Predictive tasks: These tasks predict the value of a particular attribute based on the values of other attributes. Predictive tasks include classification, regression, time series analysis and prediction.
Descriptive tasks: Here, the objective is to derive patterns or relationships in data. Descriptive tasks include clustering, summarization, association rules and sequence discovery.
Key Terms in this Chapter
Web Mining: Is the application of data mining techniques to discover patterns from the Web. According to analysis targets, Web mining can be divided into three different types, which are Web usage mining, Web content mining and Web structure mining.
Data Bases: A database is a collection of information stored in a computer in a systematic way, such that a computer program can consult it to answer questions. The software used to manage and query a database is known as a database management system (DBMS). The properties of database systems are studied in information science.
Knowledge Discovery: Is the process of finding novel, interesting, and useful patterns in data.
Clustering: Clustering is an algorithmic concept where data points occur in bunches, rather than evenly spaced over their range. A data set which tends to bunch only in the middle is said to possess centrality. Data sets which bunch in several places do not possess centrality. What they do possess has not been very much studied, and there are no infallible methods for locating the describing more than one cluster in a data set (the problem is much worse when some of the clusters overlap).
Synopsis Data Structures: Are data structures that use very little space, can be any data structures that are substantively smaller than their base data sets. The design and analysis of effective synopsis data structures offer many algorithmic challenges.

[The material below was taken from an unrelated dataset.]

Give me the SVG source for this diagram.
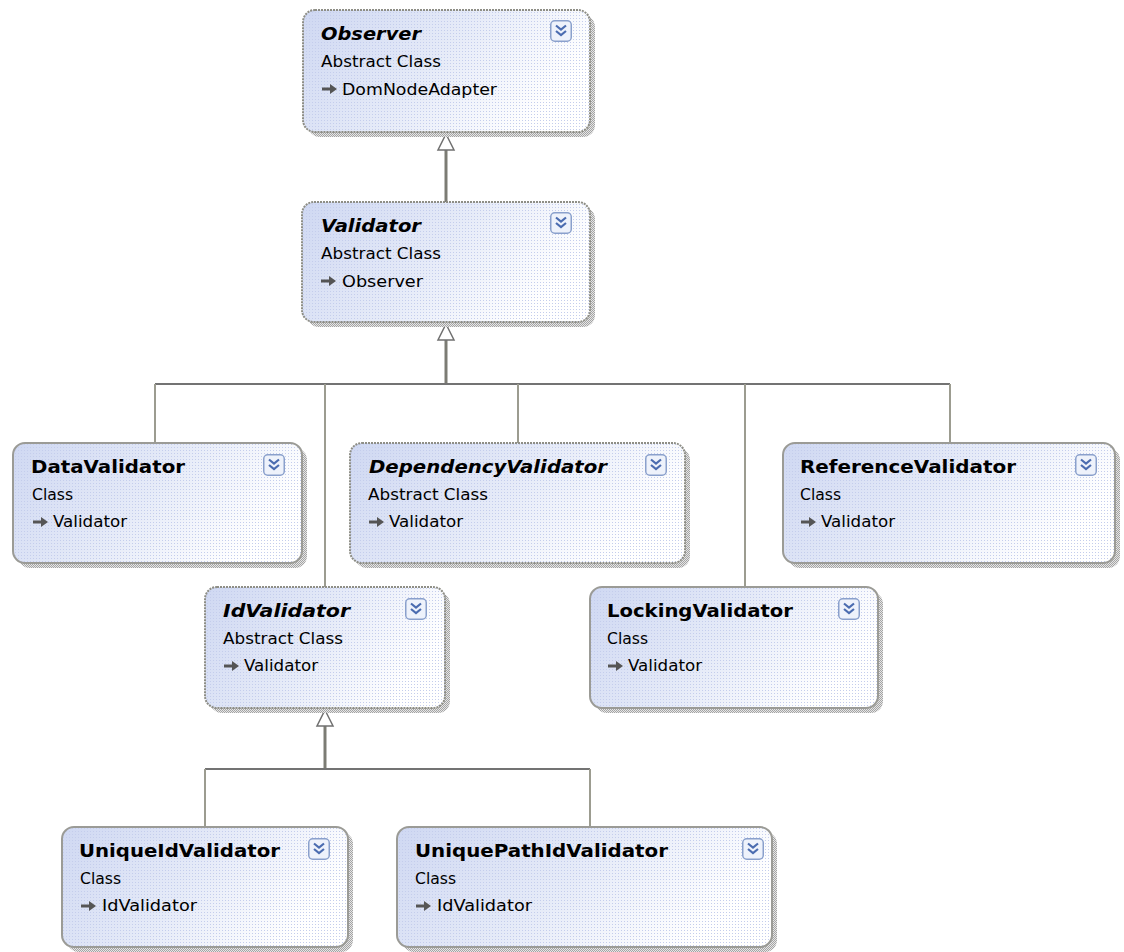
<svg xmlns="http://www.w3.org/2000/svg" xmlns:xlink="http://www.w3.org/1999/xlink" width="1124" height="952" viewBox="0 0 1124 952">
  <style>
    .shadow { fill: url(#shadowDither); }
    .body { fill: url(#bodyGrad); }
    .dots { fill: url(#dotPattern); }
    .concrete { fill: none; stroke: #9b9b96; stroke-width: 2; }
    .abstract { fill: none; stroke: #8e8e86; stroke-width: 2; stroke-dasharray: 2 1; }
    .title { font-family: "DejaVu Sans", "Liberation Sans", sans-serif; font-weight: bold; font-size: 17px; fill: #000; }
    .title.ital { font-style: italic; }
    .sub { font-family: "DejaVu Sans", "Liberation Sans", sans-serif; font-size: 15.5px; fill: #000; }
    .bus { fill: none; stroke: #737373; stroke-width: 2; }
    .drop { fill: none; stroke: #9c9c90; stroke-width: 2; }
    .stem { fill: none; stroke: #7c7c74; stroke-width: 3; }
    .tri { fill: #fff; stroke: #707070; stroke-width: 1.5; stroke-linejoin: miter; }
  </style>
  <defs>
    <linearGradient id="bodyGrad" x1="0" y1="0" x2="1" y2="0.35">
      <stop offset="0" stop-color="#cfd8f2"/>
      <stop offset="0.55" stop-color="#e6ebf8"/>
      <stop offset="1" stop-color="#ffffff"/>
    </linearGradient>
    <pattern id="dotPattern" width="3" height="3" patternUnits="userSpaceOnUse">
      <rect x="0" y="0" width="1" height="1" fill="#c4cdec"/>
    </pattern>
    <pattern id="shadowDither" width="2" height="2" patternUnits="userSpaceOnUse">
      <rect width="2" height="2" fill="#e6e6e6"/>
      <rect x="0" y="0" width="1" height="1" fill="#a4a4a4"/>
      <rect x="1" y="1" width="1" height="1" fill="#a4a4a4"/>
    </pattern>
    <!-- collapse/expand toggle -->
    <g id="toggle">
      <rect x="0.75" y="0.75" width="20.5" height="20.5" rx="4" fill="#eef2fb" stroke="#8aa0cc" stroke-width="1.5"/>
      <path d="M6 5.5 L11 9.5 L16 5.5 M6 11 L11 15 L16 11" fill="none" stroke="#4b6cb0" stroke-width="2.2"/>
    </g>
    <!-- base-type marker -->
    <g id="inherits">
      <path d="M0 0 H9" stroke="#555" stroke-width="3"/>
      <path d="M8 -5 L15 0 L8 5 Z" fill="#555"/>
    </g>
  </defs>

  <!-- inheritance connectors -->
  <g id="connectors">
    <path class="stem" d="M446 202 V150"/>
    <path class="tri" d="M446 134 L454 150 L438 150 Z"/>

    <path class="stem" d="M446 384 V340"/>
    <path class="tri" d="M446 324 L454 340 L438 340 Z"/>
    <path class="bus" d="M155 384 H950"/>
    <path class="drop" d="M155 384 V443"/>
    <path class="drop" d="M325 384 V587"/>
    <path class="drop" d="M518 384 V443"/>
    <path class="drop" d="M745 384 V587"/>
    <path class="drop" d="M950 384 V443"/>

    <path class="stem" d="M325 769 V726"/>
    <path class="tri" d="M325 710 L333 726 L317 726 Z"/>
    <path class="bus" d="M205 769 H590"/>
    <path class="drop" d="M205 769 V827"/>
    <path class="drop" d="M590 769 V827"/>
  </g>

  <g id="Observer">
    <rect class="shadow" x="308" y="15" width="287" height="122" rx="12"/>
    <rect class="body" x="303" y="10" width="287" height="122" rx="12"/>
    <rect class="dots" x="303" y="10" width="287" height="122" rx="12"/>
    <rect class="abstract" x="303" y="10" width="287" height="122" rx="12"/>
    <use href="#toggle" x="550" y="20"/>
    <text class="title ital" x="321" y="40" textLength="100" lengthAdjust="spacingAndGlyphs">Observer</text>
    <text class="sub" x="321" y="67" textLength="120" lengthAdjust="spacingAndGlyphs">Abstract Class</text>
    <use href="#inherits" x="322" y="89"/>
    <text class="sub" x="342" y="95" textLength="155" lengthAdjust="spacingAndGlyphs">DomNodeAdapter</text>
  </g>

  <g id="Validator">
    <rect class="shadow" x="307" y="207" width="288" height="120" rx="12"/>
    <rect class="body" x="302" y="202" width="288" height="120" rx="12"/>
    <rect class="dots" x="302" y="202" width="288" height="120" rx="12"/>
    <rect class="abstract" x="302" y="202" width="288" height="120" rx="12"/>
    <use href="#toggle" x="550" y="212"/>
    <text class="title ital" x="321" y="232" textLength="100" lengthAdjust="spacingAndGlyphs">Validator</text>
    <text class="sub" x="321" y="259" textLength="120" lengthAdjust="spacingAndGlyphs">Abstract Class</text>
    <use href="#inherits" x="321" y="281"/>
    <text class="sub" x="342" y="287" textLength="81" lengthAdjust="spacingAndGlyphs">Observer</text>
  </g>

  <g id="DataValidator">
    <rect class="shadow" x="18" y="448" width="289" height="120" rx="12"/>
    <rect class="body" x="13" y="443" width="289" height="120" rx="12"/>
    <rect class="dots" x="13" y="443" width="289" height="120" rx="12"/>
    <rect class="concrete" x="13" y="443" width="289" height="120" rx="12"/>
    <use href="#toggle" x="263" y="454"/>
    <text class="title" x="31" y="473" textLength="154" lengthAdjust="spacingAndGlyphs">DataValidator</text>
    <text class="sub" x="32" y="500" textLength="41" lengthAdjust="spacingAndGlyphs">Class</text>
    <use href="#inherits" x="33" y="522"/>
    <text class="sub" x="53" y="527" textLength="74" lengthAdjust="spacingAndGlyphs">Validator</text>
  </g>

  <g id="DependencyValidator">
    <rect class="shadow" x="355" y="448" width="335" height="120" rx="12"/>
    <rect class="body" x="350" y="443" width="335" height="120" rx="12"/>
    <rect class="dots" x="350" y="443" width="335" height="120" rx="12"/>
    <rect class="abstract" x="350" y="443" width="335" height="120" rx="12"/>
    <use href="#toggle" x="645" y="454"/>
    <text class="title ital" x="369" y="473" textLength="238" lengthAdjust="spacingAndGlyphs">DependencyValidator</text>
    <text class="sub" x="368" y="500" textLength="120" lengthAdjust="spacingAndGlyphs">Abstract Class</text>
    <use href="#inherits" x="369" y="522"/>
    <text class="sub" x="389" y="527" textLength="74" lengthAdjust="spacingAndGlyphs">Validator</text>
  </g>

  <g id="ReferenceValidator">
    <rect class="shadow" x="788" y="448" width="332" height="120" rx="12"/>
    <rect class="body" x="783" y="443" width="332" height="120" rx="12"/>
    <rect class="dots" x="783" y="443" width="332" height="120" rx="12"/>
    <rect class="concrete" x="783" y="443" width="332" height="120" rx="12"/>
    <use href="#toggle" x="1075" y="454"/>
    <text class="title" x="800" y="473" textLength="216" lengthAdjust="spacingAndGlyphs">ReferenceValidator</text>
    <text class="sub" x="800" y="500" textLength="41" lengthAdjust="spacingAndGlyphs">Class</text>
    <use href="#inherits" x="801" y="522"/>
    <text class="sub" x="821" y="527" textLength="74" lengthAdjust="spacingAndGlyphs">Validator</text>
  </g>

  <g id="IdValidator">
    <rect class="shadow" x="210" y="592" width="240" height="121" rx="12"/>
    <rect class="body" x="205" y="587" width="240" height="121" rx="12"/>
    <rect class="dots" x="205" y="587" width="240" height="121" rx="12"/>
    <rect class="abstract" x="205" y="587" width="240" height="121" rx="12"/>
    <use href="#toggle" x="405" y="598"/>
    <text class="title ital" x="223" y="617" textLength="127" lengthAdjust="spacingAndGlyphs">IdValidator</text>
    <text class="sub" x="223" y="644" textLength="120" lengthAdjust="spacingAndGlyphs">Abstract Class</text>
    <use href="#inherits" x="224" y="666"/>
    <text class="sub" x="244" y="671" textLength="74" lengthAdjust="spacingAndGlyphs">Validator</text>
  </g>

  <g id="LockingValidator">
    <rect class="shadow" x="595" y="592" width="288" height="121" rx="12"/>
    <rect class="body" x="590" y="587" width="288" height="121" rx="12"/>
    <rect class="dots" x="590" y="587" width="288" height="121" rx="12"/>
    <rect class="concrete" x="590" y="587" width="288" height="121" rx="12"/>
    <use href="#toggle" x="838" y="598"/>
    <text class="title" x="607" y="617" textLength="186" lengthAdjust="spacingAndGlyphs">LockingValidator</text>
    <text class="sub" x="607" y="644" textLength="41" lengthAdjust="spacingAndGlyphs">Class</text>
    <use href="#inherits" x="608" y="666"/>
    <text class="sub" x="628" y="671" textLength="74" lengthAdjust="spacingAndGlyphs">Validator</text>
  </g>

  <g id="UniqueIdValidator">
    <rect class="shadow" x="67" y="832" width="286" height="120" rx="12"/>
    <rect class="body" x="62" y="827" width="286" height="120" rx="12"/>
    <rect class="dots" x="62" y="827" width="286" height="120" rx="12"/>
    <rect class="concrete" x="62" y="827" width="286" height="120" rx="12"/>
    <use href="#toggle" x="308" y="838"/>
    <text class="title" x="79" y="857" textLength="201" lengthAdjust="spacingAndGlyphs">UniqueIdValidator</text>
    <text class="sub" x="80" y="884" textLength="41" lengthAdjust="spacingAndGlyphs">Class</text>
    <use href="#inherits" x="81" y="906"/>
    <text class="sub" x="102" y="911" textLength="95" lengthAdjust="spacingAndGlyphs">IdValidator</text>
  </g>

  <g id="UniquePathIdValidator">
    <rect class="shadow" x="402" y="832" width="375" height="120" rx="12"/>
    <rect class="body" x="397" y="827" width="375" height="120" rx="12"/>
    <rect class="dots" x="397" y="827" width="375" height="120" rx="12"/>
    <rect class="concrete" x="397" y="827" width="375" height="120" rx="12"/>
    <use href="#toggle" x="742" y="838"/>
    <text class="title" x="415" y="857" textLength="253" lengthAdjust="spacingAndGlyphs">UniquePathIdValidator</text>
    <text class="sub" x="415" y="884" textLength="41" lengthAdjust="spacingAndGlyphs">Class</text>
    <use href="#inherits" x="416" y="906"/>
    <text class="sub" x="437" y="911" textLength="95" lengthAdjust="spacingAndGlyphs">IdValidator</text>
  </g>
</svg>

Data Streams: An undifferentiated, byte-by-byte flow of data. A data stream can be distinguished in practice from a block transfer, although the moving of blocks could itself be considered a “stream” (of coarser granularity).
Data Mining: Is the process of autonomously extracting useful information or knowledge from large data stores or sets. Data mining can be performed on a variety of data stores, including the World Wide Web, relational databases, transactional databases, internal legacy systems, pdf documents, and data warehouses.